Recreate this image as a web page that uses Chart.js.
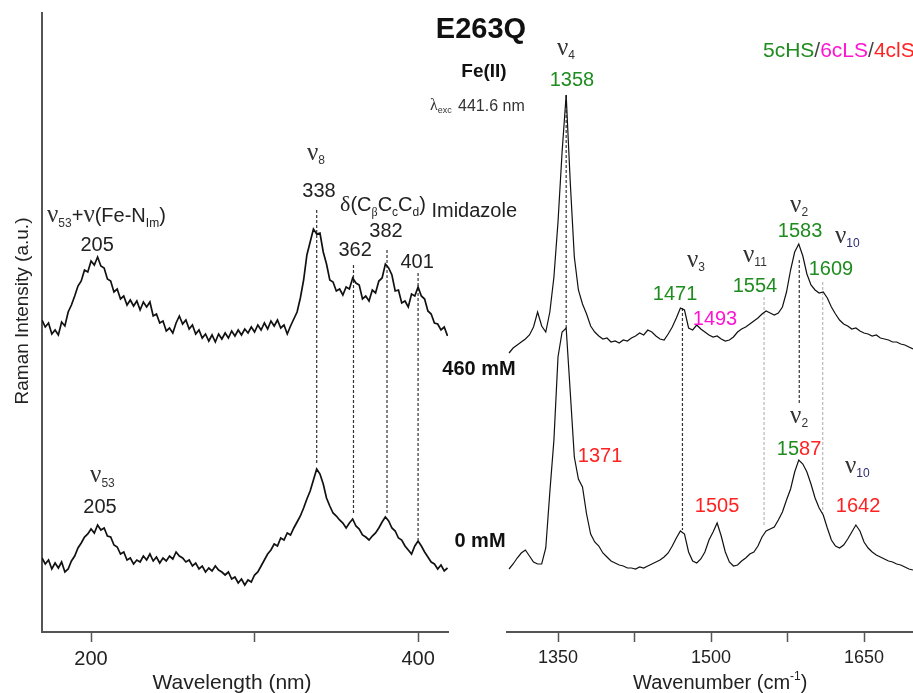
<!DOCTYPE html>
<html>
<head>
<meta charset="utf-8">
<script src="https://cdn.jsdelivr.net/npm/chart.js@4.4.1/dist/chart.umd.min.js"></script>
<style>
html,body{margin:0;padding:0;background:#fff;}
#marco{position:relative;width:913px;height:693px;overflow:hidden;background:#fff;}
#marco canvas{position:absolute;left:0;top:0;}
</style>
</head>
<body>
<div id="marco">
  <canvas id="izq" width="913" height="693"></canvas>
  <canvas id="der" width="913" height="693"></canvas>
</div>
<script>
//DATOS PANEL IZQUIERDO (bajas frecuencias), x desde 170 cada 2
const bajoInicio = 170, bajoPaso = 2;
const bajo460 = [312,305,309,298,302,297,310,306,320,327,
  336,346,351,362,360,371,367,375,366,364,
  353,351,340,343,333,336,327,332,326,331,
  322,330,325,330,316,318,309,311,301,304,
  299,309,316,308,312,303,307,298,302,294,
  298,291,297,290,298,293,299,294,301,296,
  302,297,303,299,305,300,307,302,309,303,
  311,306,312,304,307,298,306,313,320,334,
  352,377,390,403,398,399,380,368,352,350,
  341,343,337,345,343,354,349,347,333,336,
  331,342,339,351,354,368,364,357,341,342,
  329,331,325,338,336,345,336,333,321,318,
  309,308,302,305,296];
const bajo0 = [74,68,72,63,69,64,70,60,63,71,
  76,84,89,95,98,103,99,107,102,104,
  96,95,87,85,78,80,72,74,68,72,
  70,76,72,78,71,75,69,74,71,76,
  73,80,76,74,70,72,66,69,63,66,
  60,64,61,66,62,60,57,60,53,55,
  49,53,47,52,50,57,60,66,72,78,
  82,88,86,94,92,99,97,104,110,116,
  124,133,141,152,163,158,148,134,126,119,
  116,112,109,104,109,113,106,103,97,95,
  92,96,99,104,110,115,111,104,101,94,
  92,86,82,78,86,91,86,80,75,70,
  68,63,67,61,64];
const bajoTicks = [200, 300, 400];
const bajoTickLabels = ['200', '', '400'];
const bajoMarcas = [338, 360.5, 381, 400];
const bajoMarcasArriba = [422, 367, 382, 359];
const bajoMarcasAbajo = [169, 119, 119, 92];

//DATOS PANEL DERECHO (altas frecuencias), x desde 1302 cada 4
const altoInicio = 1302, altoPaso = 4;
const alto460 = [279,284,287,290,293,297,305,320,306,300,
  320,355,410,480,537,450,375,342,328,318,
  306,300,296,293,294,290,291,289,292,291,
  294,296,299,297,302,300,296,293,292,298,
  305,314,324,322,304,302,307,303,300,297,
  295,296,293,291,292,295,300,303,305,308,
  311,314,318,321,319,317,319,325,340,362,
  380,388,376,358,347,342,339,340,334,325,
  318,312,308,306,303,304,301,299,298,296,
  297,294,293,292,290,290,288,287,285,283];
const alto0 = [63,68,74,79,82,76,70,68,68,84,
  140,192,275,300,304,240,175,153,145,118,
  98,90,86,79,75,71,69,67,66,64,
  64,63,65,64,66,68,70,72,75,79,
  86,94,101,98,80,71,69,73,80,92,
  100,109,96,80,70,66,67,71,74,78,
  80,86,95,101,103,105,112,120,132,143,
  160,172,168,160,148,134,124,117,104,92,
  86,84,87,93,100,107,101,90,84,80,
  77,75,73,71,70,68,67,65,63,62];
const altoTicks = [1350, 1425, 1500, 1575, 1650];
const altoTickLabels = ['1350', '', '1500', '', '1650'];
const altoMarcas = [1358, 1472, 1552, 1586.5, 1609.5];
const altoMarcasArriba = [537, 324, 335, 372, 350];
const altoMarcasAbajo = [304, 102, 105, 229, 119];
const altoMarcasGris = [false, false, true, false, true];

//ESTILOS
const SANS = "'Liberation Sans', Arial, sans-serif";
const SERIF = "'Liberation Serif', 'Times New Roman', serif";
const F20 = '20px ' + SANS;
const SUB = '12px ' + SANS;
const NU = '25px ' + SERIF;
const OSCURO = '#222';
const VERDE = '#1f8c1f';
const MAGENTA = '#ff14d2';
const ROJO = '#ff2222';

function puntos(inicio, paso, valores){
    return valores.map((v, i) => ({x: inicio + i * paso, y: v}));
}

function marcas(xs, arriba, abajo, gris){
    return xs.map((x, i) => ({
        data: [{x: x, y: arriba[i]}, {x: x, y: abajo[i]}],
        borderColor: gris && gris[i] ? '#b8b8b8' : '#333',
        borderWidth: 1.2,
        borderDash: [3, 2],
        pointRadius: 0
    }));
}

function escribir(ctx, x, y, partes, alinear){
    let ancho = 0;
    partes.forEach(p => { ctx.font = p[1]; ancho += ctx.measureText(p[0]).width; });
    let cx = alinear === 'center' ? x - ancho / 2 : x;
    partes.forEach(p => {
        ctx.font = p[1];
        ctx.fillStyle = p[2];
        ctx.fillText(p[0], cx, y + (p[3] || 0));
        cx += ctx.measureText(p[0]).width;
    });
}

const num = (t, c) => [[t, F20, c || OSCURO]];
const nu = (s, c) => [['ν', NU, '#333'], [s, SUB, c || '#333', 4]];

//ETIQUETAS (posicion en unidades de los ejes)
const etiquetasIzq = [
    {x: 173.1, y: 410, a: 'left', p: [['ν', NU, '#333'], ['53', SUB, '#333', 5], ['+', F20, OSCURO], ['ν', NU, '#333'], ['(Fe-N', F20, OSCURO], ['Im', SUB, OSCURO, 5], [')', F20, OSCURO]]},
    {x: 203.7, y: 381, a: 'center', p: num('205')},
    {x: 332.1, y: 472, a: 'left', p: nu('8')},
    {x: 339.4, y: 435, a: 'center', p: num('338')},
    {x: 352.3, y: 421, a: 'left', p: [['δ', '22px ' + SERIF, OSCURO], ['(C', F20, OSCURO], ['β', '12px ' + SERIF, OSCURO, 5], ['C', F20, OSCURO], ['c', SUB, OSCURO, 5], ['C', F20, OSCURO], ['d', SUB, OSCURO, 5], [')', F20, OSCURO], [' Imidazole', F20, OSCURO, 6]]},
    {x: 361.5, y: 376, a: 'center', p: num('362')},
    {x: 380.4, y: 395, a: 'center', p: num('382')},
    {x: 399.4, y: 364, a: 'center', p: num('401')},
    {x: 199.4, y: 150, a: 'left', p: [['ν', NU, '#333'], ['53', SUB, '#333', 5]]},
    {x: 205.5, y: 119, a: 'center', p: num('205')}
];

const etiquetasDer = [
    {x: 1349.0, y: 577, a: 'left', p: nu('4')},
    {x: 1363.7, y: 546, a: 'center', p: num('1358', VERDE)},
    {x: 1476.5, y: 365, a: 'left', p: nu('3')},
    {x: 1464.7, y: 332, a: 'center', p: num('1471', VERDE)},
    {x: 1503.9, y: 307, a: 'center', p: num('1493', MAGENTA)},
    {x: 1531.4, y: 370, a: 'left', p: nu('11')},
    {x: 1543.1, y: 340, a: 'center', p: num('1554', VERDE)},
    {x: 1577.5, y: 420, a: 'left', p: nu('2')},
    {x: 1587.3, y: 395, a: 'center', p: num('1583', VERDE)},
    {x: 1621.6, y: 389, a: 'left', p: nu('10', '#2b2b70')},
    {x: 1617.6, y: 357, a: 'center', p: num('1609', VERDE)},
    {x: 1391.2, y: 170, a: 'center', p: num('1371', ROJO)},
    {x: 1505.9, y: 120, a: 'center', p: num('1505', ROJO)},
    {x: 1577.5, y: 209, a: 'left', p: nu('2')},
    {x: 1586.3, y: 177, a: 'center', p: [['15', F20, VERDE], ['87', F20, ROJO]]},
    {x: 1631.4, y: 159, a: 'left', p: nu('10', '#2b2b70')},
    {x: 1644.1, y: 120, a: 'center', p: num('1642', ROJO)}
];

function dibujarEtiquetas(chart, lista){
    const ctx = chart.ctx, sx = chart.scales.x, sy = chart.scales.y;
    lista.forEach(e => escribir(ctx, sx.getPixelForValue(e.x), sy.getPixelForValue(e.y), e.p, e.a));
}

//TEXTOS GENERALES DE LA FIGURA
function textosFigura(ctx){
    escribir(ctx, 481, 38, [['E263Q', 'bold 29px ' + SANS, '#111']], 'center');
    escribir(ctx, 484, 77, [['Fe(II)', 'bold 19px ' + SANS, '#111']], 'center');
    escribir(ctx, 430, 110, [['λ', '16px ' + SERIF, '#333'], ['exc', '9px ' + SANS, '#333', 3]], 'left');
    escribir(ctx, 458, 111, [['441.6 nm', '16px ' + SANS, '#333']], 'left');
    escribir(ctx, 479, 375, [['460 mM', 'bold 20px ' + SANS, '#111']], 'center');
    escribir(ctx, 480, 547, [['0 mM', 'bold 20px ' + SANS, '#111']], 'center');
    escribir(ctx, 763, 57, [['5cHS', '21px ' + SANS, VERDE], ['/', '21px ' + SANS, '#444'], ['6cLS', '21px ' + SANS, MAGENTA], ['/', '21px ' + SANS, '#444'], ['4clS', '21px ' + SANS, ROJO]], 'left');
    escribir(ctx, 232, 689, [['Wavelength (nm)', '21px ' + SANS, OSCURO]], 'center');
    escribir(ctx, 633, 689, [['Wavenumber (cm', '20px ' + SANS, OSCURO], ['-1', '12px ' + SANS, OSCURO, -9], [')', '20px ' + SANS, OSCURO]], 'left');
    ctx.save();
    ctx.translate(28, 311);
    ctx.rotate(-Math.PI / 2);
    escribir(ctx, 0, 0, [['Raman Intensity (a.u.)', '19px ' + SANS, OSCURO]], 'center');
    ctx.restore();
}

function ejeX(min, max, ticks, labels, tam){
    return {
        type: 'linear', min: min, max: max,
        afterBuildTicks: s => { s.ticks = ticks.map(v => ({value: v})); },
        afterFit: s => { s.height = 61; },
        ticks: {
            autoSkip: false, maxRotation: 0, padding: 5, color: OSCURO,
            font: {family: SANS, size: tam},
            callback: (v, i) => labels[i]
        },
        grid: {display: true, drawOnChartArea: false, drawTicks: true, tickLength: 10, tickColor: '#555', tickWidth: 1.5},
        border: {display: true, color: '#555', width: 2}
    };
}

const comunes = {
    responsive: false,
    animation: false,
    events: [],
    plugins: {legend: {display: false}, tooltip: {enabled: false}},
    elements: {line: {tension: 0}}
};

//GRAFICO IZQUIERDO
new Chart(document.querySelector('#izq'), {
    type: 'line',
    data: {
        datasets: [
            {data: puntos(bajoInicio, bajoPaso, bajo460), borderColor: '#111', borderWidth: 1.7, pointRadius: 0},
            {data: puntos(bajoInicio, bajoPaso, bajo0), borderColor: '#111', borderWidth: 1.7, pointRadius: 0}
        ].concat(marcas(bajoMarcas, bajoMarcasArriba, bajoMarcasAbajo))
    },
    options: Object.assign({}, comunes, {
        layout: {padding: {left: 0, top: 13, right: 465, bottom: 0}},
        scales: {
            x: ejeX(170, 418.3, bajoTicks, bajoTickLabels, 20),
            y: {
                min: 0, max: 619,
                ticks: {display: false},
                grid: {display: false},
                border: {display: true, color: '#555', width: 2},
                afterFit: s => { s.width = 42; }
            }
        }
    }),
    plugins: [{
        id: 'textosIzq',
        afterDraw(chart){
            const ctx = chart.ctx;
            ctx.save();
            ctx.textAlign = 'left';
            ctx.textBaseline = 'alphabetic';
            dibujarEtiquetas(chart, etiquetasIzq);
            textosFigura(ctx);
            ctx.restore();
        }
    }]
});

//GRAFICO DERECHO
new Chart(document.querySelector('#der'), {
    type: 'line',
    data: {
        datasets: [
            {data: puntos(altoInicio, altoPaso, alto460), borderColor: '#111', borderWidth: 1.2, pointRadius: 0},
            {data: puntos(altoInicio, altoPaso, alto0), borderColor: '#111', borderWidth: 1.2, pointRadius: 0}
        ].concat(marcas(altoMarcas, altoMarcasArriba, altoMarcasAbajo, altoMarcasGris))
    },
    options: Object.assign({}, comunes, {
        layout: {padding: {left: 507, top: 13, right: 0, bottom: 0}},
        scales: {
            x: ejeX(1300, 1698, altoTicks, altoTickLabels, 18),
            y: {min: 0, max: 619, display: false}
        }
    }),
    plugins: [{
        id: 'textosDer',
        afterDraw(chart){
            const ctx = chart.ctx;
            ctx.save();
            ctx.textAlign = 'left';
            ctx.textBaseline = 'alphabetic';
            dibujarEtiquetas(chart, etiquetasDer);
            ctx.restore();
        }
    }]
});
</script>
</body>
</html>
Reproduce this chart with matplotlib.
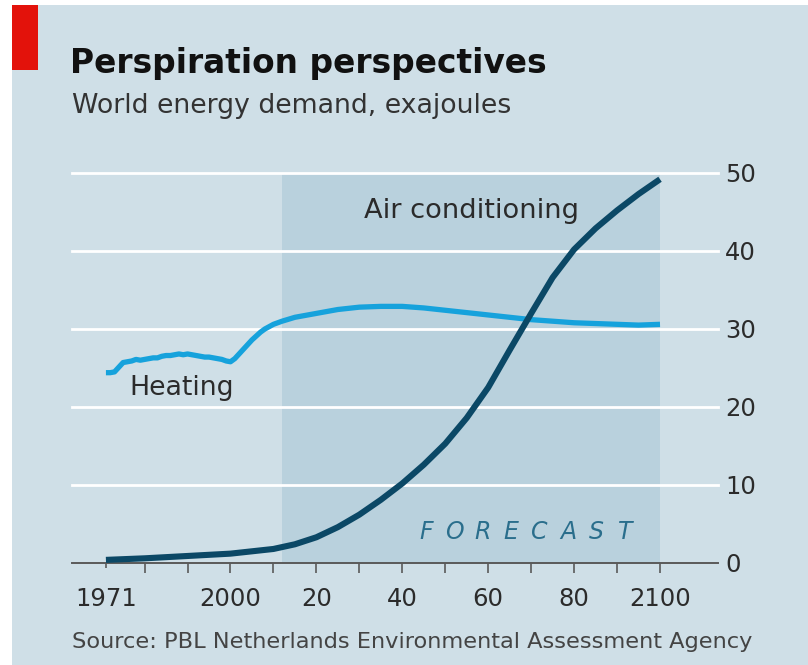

▶ Problem requirements:
Please quote the lines of the material, beginning with the first and ending with the one that contains "const bajoMarcasAbajo = [169, 119, 119, 92];", exactly as written and without any pictures.

▶ Full solution:
Recreate this image as a web page that uses Chart.js.
<!DOCTYPE html>
<html>
<head>
<meta charset="utf-8">
<script src="https://cdn.jsdelivr.net/npm/chart.js@4.4.1/dist/chart.umd.min.js"></script>
<style>
html,body{margin:0;padding:0;background:#fff;}
#marco{position:relative;width:913px;height:693px;overflow:hidden;background:#fff;}
#marco canvas{position:absolute;left:0;top:0;}
</style>
</head>
<body>
<div id="marco">
  <canvas id="izq" width="913" height="693"></canvas>
  <canvas id="der" width="913" height="693"></canvas>
</div>
<script>
//DATOS PANEL IZQUIERDO (bajas frecuencias), x desde 170 cada 2
const bajoInicio = 170, bajoPaso = 2;
const bajo460 = [312,305,309,298,302,297,310,306,320,327,
  336,346,351,362,360,371,367,375,366,364,
  353,351,340,343,333,336,327,332,326,331,
  322,330,325,330,316,318,309,311,301,304,
  299,309,316,308,312,303,307,298,302,294,
  298,291,297,290,298,293,299,294,301,296,
  302,297,303,299,305,300,307,302,309,303,
  311,306,312,304,307,298,306,313,320,334,
  352,377,390,403,398,399,380,368,352,350,
  341,343,337,345,343,354,349,347,333,336,
  331,342,339,351,354,368,364,357,341,342,
  329,331,325,338,336,345,336,333,321,318,
  309,308,302,305,296];
const bajo0 = [74,68,72,63,69,64,70,60,63,71,
  76,84,89,95,98,103,99,107,102,104,
  96,95,87,85,78,80,72,74,68,72,
  70,76,72,78,71,75,69,74,71,76,
  73,80,76,74,70,72,66,69,63,66,
  60,64,61,66,62,60,57,60,53,55,
  49,53,47,52,50,57,60,66,72,78,
  82,88,86,94,92,99,97,104,110,116,
  124,133,141,152,163,158,148,134,126,119,
  116,112,109,104,109,113,106,103,97,95,
  92,96,99,104,110,115,111,104,101,94,
  92,86,82,78,86,91,86,80,75,70,
  68,63,67,61,64];
const bajoTicks = [200, 300, 400];
const bajoTickLabels = ['200', '', '400'];
const bajoMarcas = [338, 360.5, 381, 400];
const bajoMarcasArriba = [422, 367, 382, 359];
const bajoMarcasAbajo = [169, 119, 119, 92];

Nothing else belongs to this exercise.